04/30/2012 04:22 pm ET Updated Apr 30, 2012

Syed Ali Misses Mother's Funeral After Being Denied Access To Wells Fargo Safe Deposit Box

Because his bank wouldn’t grant him access to his own safe deposit box, a New Jersey man alleges he was unable to see his dying mother for a last time before she passed away.

When Syed Ali found out his dying mother in India didn’t have much time left to live, he decided to fly home. So he went to collect his passport from his safe deposit box at a local Wells Fargo, only to discover he wouldn't be granted access to the box since his passport, the only photo ID he owned, was already inside the safe, The Star-Ledger reports (h/t The Consumerist).

The Federal Deposit Insurance Corporation recommends customers don't place passports in their safe deposit boxes, nor anything that may be useful in case of an emergency.

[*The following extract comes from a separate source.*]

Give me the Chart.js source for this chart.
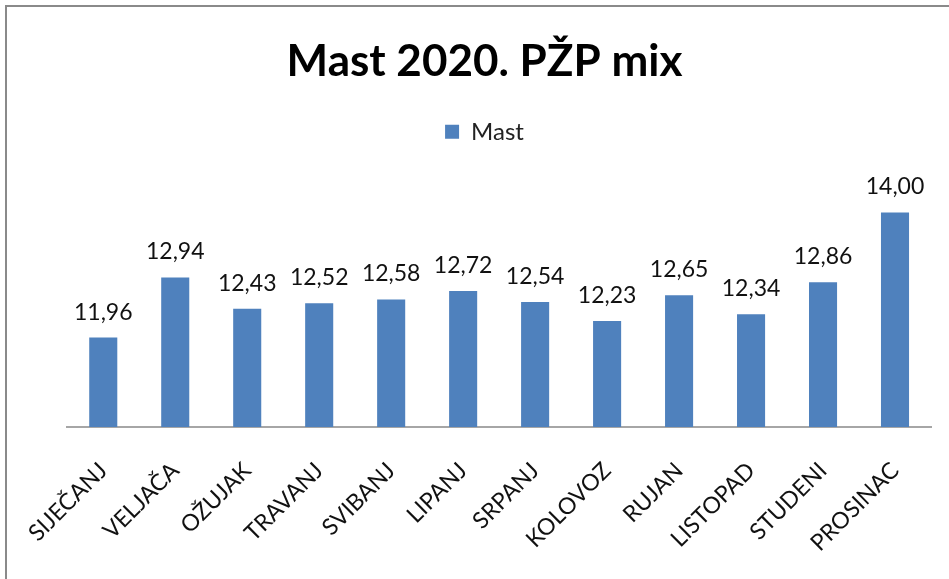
<!DOCTYPE html>
<html>
<head>
<meta charset="utf-8">
<script src="https://cdn.jsdelivr.net/npm/chart.js@4"></script>
<style>
  html, body { margin: 0; padding: 0; background: #fff; overflow: hidden; }
  #frame {
    position: absolute; left: 5px; top: 5px; width: 1000px; height: 700px;
    border: 2px solid #8a8a8a; box-sizing: border-box;
  }
  #wrap { position: absolute; left: 0; top: 0; width: 949px; height: 579px; }
</style>
</head>
<body>
<div id="frame"></div>
<div id="wrap"><canvas id="myChart"></canvas></div>
<script>
// months and monthly fat values (Mast, %)
const months = ['SIJEČANJ', 'VELJAČA', 'OŽUJAK', 'TRAVANJ', 'SVIBANJ', 'LIPANJ',
  'SRPANJ', 'KOLOVOZ', 'RUJAN', 'LISTOPAD', 'STUDENI', 'PROSINAC'];
const mast = [11.96, 12.94, 12.43, 12.52, 12.58, 12.72, 12.54, 12.23, 12.65, 12.34, 12.86, 14.00];

const font = "Lato, 'Open Sans', sans-serif";

// value labels above each bar, comma as decimal separator
const barValues = {
  id: 'barValues',
  afterDatasetsDraw(chart) {
    const ctx = chart.ctx;
    const meta = chart.getDatasetMeta(0);
    ctx.save();
    ctx.font = '23px ' + font;
    ctx.fillStyle = '#111';
    ctx.textAlign = 'center';
    ctx.textBaseline = 'alphabetic';
    meta.data.forEach((bar, i) => {
      const txt = mast[i].toFixed(2).replace('.', ',');
      ctx.fillText(txt, bar.x, bar.y - 18);
    });
    ctx.restore();
  }
};

// extra room between the legend and the bars
const legendGap = {
  id: 'legendGap',
  beforeInit(chart) {
    const fit = chart.legend.fit;
    chart.legend.fit = function () {
      fit.call(this);
      this.height += 28;
    };
  }
};

const config = {
  type: 'bar',
  data: {
    labels: months,
    datasets: [{
      label: 'Mast',
      data: mast,
      backgroundColor: '#4F81BD',
      borderWidth: 0,
      categoryPercentage: 0.78,
      barPercentage: 0.5
    }]
  },
  options: {
    responsive: true,
    maintainAspectRatio: false,
    animation: false,
    layout: { padding: { left: 38, right: 18, top: 35, bottom: 0 } },
    plugins: {
      title: {
        display: true,
        text: 'Mast 2020. PŽP mix',
        color: '#000',
        font: { family: font, size: 44, weight: 'bold' },
        padding: { top: 0, bottom: 22 }
      },
      legend: {
        display: true,
        labels: {
          color: '#222',
          font: { family: font, size: 24 },
          boxWidth: 14,
          boxHeight: 14,
          padding: 10
        }
      },
      tooltip: { enabled: false }
    },
    scales: {
      x: {
        grid: { display: false, drawTicks: false },
        border: { display: true, color: '#a6a6a6', width: 2 },
        ticks: {
          color: '#111',
          font: { family: font, size: 23 },
          minRotation: 45,
          maxRotation: 45,
          padding: 30
        },
        afterFit(scale) { scale.height = 152; }
      },
      y: {
        min: 10.5,
        max: 14.5,
        grid: { display: false, drawTicks: false },
        border: { display: false },
        ticks: { display: false },
        afterFit(scale) { scale.width = 27; }
      }
    }
  },
  plugins: [barValues, legendGap]
};

const myChart = new Chart(document.getElementById('myChart'), config);
</script>
</body>
</html>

Here's the FDIC on what shouldn't go in the box:

Anything you might need in an emergency, in case your bank is closed for the night, the weekend or a holiday. Possible examples: originals of a "power of attorney" (your written authorization for another person to transact business on your behalf), passports (in case of an emergency trip), medical-care directives if you become ill and incapacitated, and funeral or burial instructions you make. Consider giving the originals to your attorney, and making copies to go in your safe deposit box or to give a close friend or relative.

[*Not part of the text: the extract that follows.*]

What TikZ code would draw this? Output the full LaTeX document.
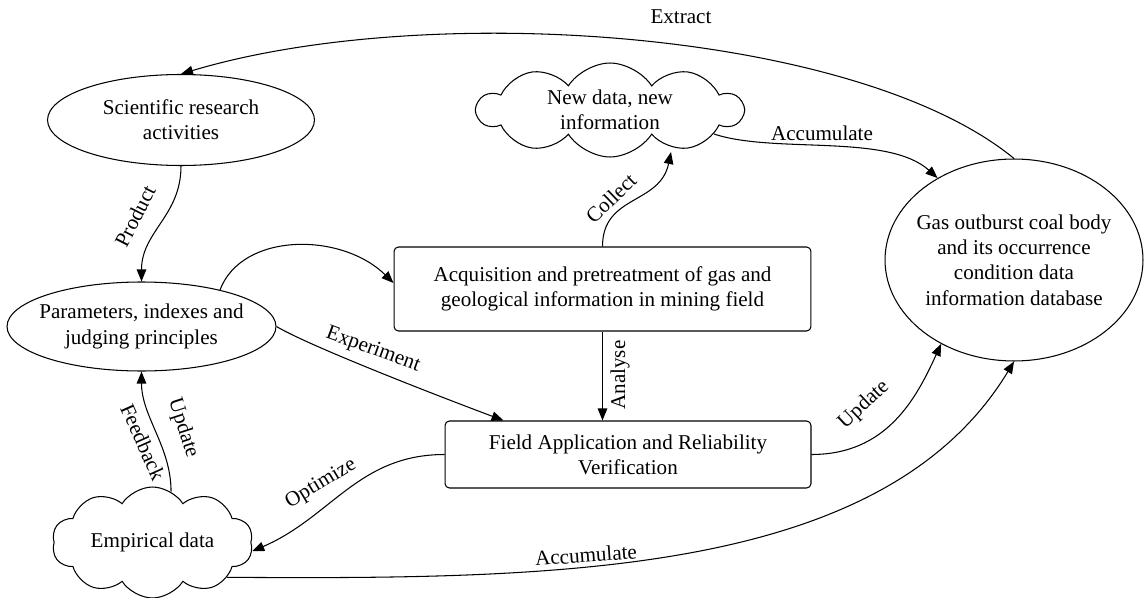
\documentclass[tikz,border=0pt]{standalone}
\usepackage{fontspec}
\setmainfont{Liberation Serif}
\usetikzlibrary{shapes.geometric,shapes.symbols,arrows.meta,calc}

\tikzset{
  oval/.style={ellipse, draw, inner sep=0pt},
  puff/.style={cloud, draw, cloud puffs=10, cloud puff arc=115, cloud ignores aspect, inner sep=0pt},
  stage/.style={draw, rounded corners=2.5pt, align=center, inner sep=0pt},
  inside/.style={align=center, inner sep=0pt},
  word/.style={inner sep=0pt},
}

\begin{document}
\begin{tikzpicture}[x=0.02cm, y=-0.02cm, line width=0.6pt, >={Triangle[length=0.24cm,width=0.19cm]}, font=\fontsize{12}{14.4}\selectfont]
\useasboundingbox (0,0) rectangle (1146,598);

\node[oval, minimum width=5.34cm, minimum height=1.82cm, label={[inside]center:{Scientific research\\activities}}] (sci) at (181,120) {};
\node[oval, minimum width=5.38cm, minimum height=1.78cm, label={[inside]center:{Parameters, indexes and\\judging principles}}] (par) at (141.5,326.5) {};
\node[oval, minimum width=5.16cm, minimum height=4.04cm, label={[inside]center:{Gas outburst coal body\\and its occurrence\\condition data\\information database}}] (gas) at (1014,260) {};
\node[puff, minimum width=5.3cm, minimum height=1.88cm, label={[inside]center:{New data, new\\information}}] (new) at (610,110) {};
\node[puff, minimum width=4.02cm, minimum height=2.22cm, label={[inside]center:{Empirical data}}] (emp) at (152.5,542.5) {};
\node[stage, minimum width=8.34cm, minimum height=1.68cm] (acq) at (602.5,289) {Acquisition and pretreatment of gas and\\geological information in mining field};
\node[stage, minimum width=7.32cm, minimum height=1.34cm] (fld) at (628,454.5) {Field Application and Reliability\\Verification};

% -------- connectors -----------
\draw[->] (gas.north) .. controls +(-157,-129) and +(247,-74) .. (sci.north);
\draw[->] (sci.south) .. controls +(0,50) and +(0,-50) .. (par.north);
\draw[->] (par.25) .. controls +(22,-58) and +(-52,-51) .. ([yshift=0.12cm]acq.west);
\draw[->] (par.east) .. controls +(30,18) and +(-80,-30) .. ($(fld.north west)+(59,0)$);
\draw[->] (acq.north) .. controls +(0,-52) and +(-11,53) .. ($(new.center)+(61,42)$);
\draw[->] (acq.south) -- (acq.south |- fld.north);
\draw[->] (new.-13) .. controls +(60,20) and +(-50,-45) .. (gas.133);
\draw[->] (fld.west) .. controls +(-86,0) and +(79,-34) .. (emp.-5);
\draw[->] (emp.70) .. controls +(0,-45) and +(0,45) .. (par.south);
\draw[->] (fld.east) .. controls +(75,0) and +(-25,55) .. (gas.-131);
\draw[->] (emp.-25) .. controls +(330,2) and +(-130,215) .. (gas.south);

% -------- labels -----------
\node[word] (lextract) at (681,17) {Extract};
\node[word] (lproduct) at (135,216) [rotate=63] {Product};
\node[word] (lcollect) at (611,198) [rotate=44] {Collect};
\node[word] (laccumtop) at (822,133) {Accumulate};
\node[word] (lanalyse) at (620,375) [rotate=90] {Analyse};
\node[word] (lexperiment) at (373,350) [rotate=-20] {Experiment};
\node[word] (lfeedback) at (143,442) [rotate=-66] {Feedback};
\node[word] (lupdateleft) at (183,428) [rotate=-72] {Update};
\node[word] (loptimize) at (321,484) [rotate=31] {Optimize};
\node[word] (lupdateright) at (864,405) [rotate=43] {Update};
\node[word] (laccumbot) at (586,555) [rotate=4] {Accumulate};
\end{tikzpicture}
\end{document}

After the Star-Ledger contacted the bank, Ali was ultimately allowed access to the box. Unfortunately, by then it was too late: He had even missed most of the funeral proceedings. Ali isn't the only one to win a battle with his bank thanks to media intervention. Robert Whitten, a man who was told by Bank of America that he was no longer entitled to a free lifetime checking account he’d won years earlier, got out of being charged account fees when he contacted ABC News with the story.

Likewise, national media attention helped veteran John McDevitt win a battle with Bank of America after the bank had previously refused to reimburse him when he was fraudulently charged more than $25,000 during a trip in Greece.

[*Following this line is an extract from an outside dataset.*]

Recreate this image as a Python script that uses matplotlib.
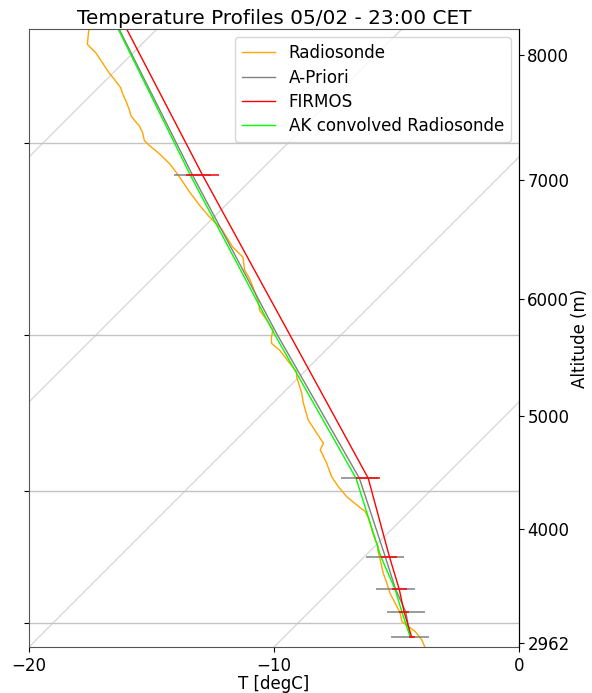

Despite the tragic circumstances of Ali’s episode, recent headlines may provide some justification to the bank's point. Earlier this month three masked men robbed a safe deposit box facility in Las Vegas, FOX5 Vegas reports. More recently a man in Minneapolis was arrested after telling a bank employee he’d planted a bomb in his safe deposit box, Patch reports. Turns out the box contained little more than some personal documents and a few packets of artificial sweetener. The man now faces a maximum penalty of three years in prison and a $3,000 fine for making terroristic threats.

Other times it's more a simple case of a safe deposit box being drilled into and wiped clean, as happened to a couple just this month, according to CBS San Francisco.

It's important to note that, unlike bank deposits, safe deposit boxes are not insured by the FDIC, as U.S. News points out.